Collected material:
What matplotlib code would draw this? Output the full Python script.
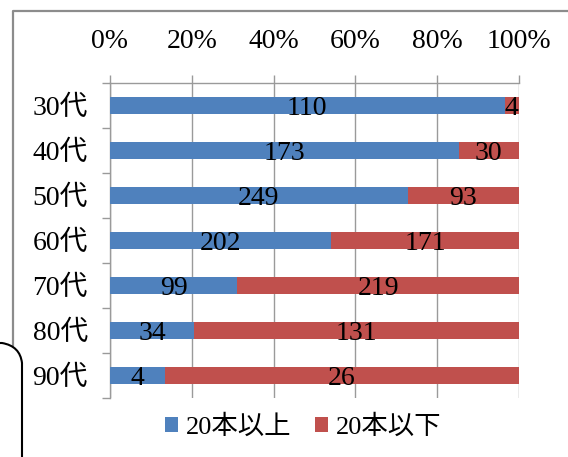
import matplotlib
matplotlib.use("Agg")
import matplotlib.pyplot as plt
from matplotlib.patches import Patch, PathPatch
from matplotlib.path import Path
from matplotlib.lines import Line2D
import numpy as np

categories = ["30代", "40代", "50代", "60代", "70代", "80代", "90代"]
over20 = [110, 173, 249, 202, 99, 34, 4]
under20 = [4, 30, 93, 171, 219, 131, 26]
series_names = ["20本以上", "20本以下"]
pct_ticks = [0, 20, 40, 60, 80, 100]
pct_labels = ["0%", "20%", "40%", "60%", "80%", "100%"]

FONT = ["Liberation Serif", "Noto Sans CJK JP"]
plt.rcParams["font.family"] = FONT

BLUE = "#4F81BD"
RED = "#C0504D"
GRID = "#9a9a9a"

W, H = 568, 457
fig = plt.figure(figsize=(W / 100, H / 100), dpi=100)

# frame around the chart area
fig.add_artist(Line2D([(W + 5) / W, 12.5 / W, 12.5 / W],
                      [1 - 10.5 / H, 1 - 10.5 / H, -0.05],
                      transform=fig.transFigure, color="#8c8c8c", lw=1.6, zorder=1))

ax = fig.add_axes([110 / W, 1 - 398 / H, 409 / W, 315 / H])

a = np.array(over20, float)
b = np.array(under20, float)
tot = a + b
pa = a / tot * 100
pb = b / tot * 100
y = np.arange(len(categories))
bh = 0.38

ax.barh(y, pa, height=bh, color=BLUE, zorder=3)
ax.barh(y, pb, left=pa, height=bh, color=RED, zorder=3)

for i in range(len(categories)):
    ax.text(pa[i] / 2, y[i], str(over20[i]), ha="center", va="center_baseline",
            fontsize=20, color="black", zorder=4)
    ax.text(pa[i] + pb[i] / 2, y[i], str(under20[i]), ha="center", va="center_baseline",
            fontsize=20, color="black", zorder=4)

ax.set_xlim(0, 100)
ax.set_ylim(len(categories) - 0.5, -0.5)

ax.xaxis.tick_top()
ax.set_xticks(pct_ticks)
ax.set_xticklabels(pct_labels, fontsize=20)
ax.tick_params(axis="x", which="major", direction="out", length=6, width=1,
               color=GRID, pad=15)
ax.grid(axis="x", color=GRID, lw=1, zorder=0)

ax.set_yticks(y)
ax.set_yticklabels(categories, fontsize=20)
ax.tick_params(axis="y", which="major", length=0, pad=16)
ax.set_yticks(np.arange(-0.5, len(categories)), minor=True)
ax.tick_params(axis="y", which="minor", direction="out", length=6, width=1, color=GRID)

for s in ["right", "bottom"]:
    ax.spines[s].set_visible(False)
for s in ["top", "left"]:
    ax.spines[s].set_color(GRID)
    ax.spines[s].set_linewidth(1)
ax.set_axisbelow(True)

handles = [Patch(facecolor=BLUE, edgecolor="none"), Patch(facecolor=RED, edgecolor="none")]
fig.legend(handles, series_names, loc="center", bbox_to_anchor=(303 / W, 1 - 427 / H),
           ncol=2, frameon=False, fontsize=19, handlelength=0.5, handleheight=0.5,
           handletextpad=0.3, columnspacing=0.9)

# rounded callout edge at lower left
px = lambda xv, yv: (xv / W, 1 - yv / H)
verts = [px(-10, 343), px(2, 343), px(20, 346), px(22, 363), px(22, 470), px(-10, 470), px(-10, 343)]
codes = [Path.MOVETO, Path.LINETO, Path.CURVE3, Path.CURVE3, Path.LINETO, Path.LINETO, Path.CLOSEPOLY]
fig.add_artist(PathPatch(Path(verts, codes), facecolor="white", edgecolor="black",
                         lw=1.5, transform=fig.transFigure, zorder=5))

fig.savefig("out.png", dpi=100)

Your goal: Of the lines above, copy each that contains "matplotlib".

Written response:
What matplotlib code would draw this? Output the full Python script.
import matplotlib
matplotlib.use("Agg")
import matplotlib.pyplot as plt
from matplotlib.patches import Patch, PathPatch
from matplotlib.path import Path
from matplotlib.lines import Line2D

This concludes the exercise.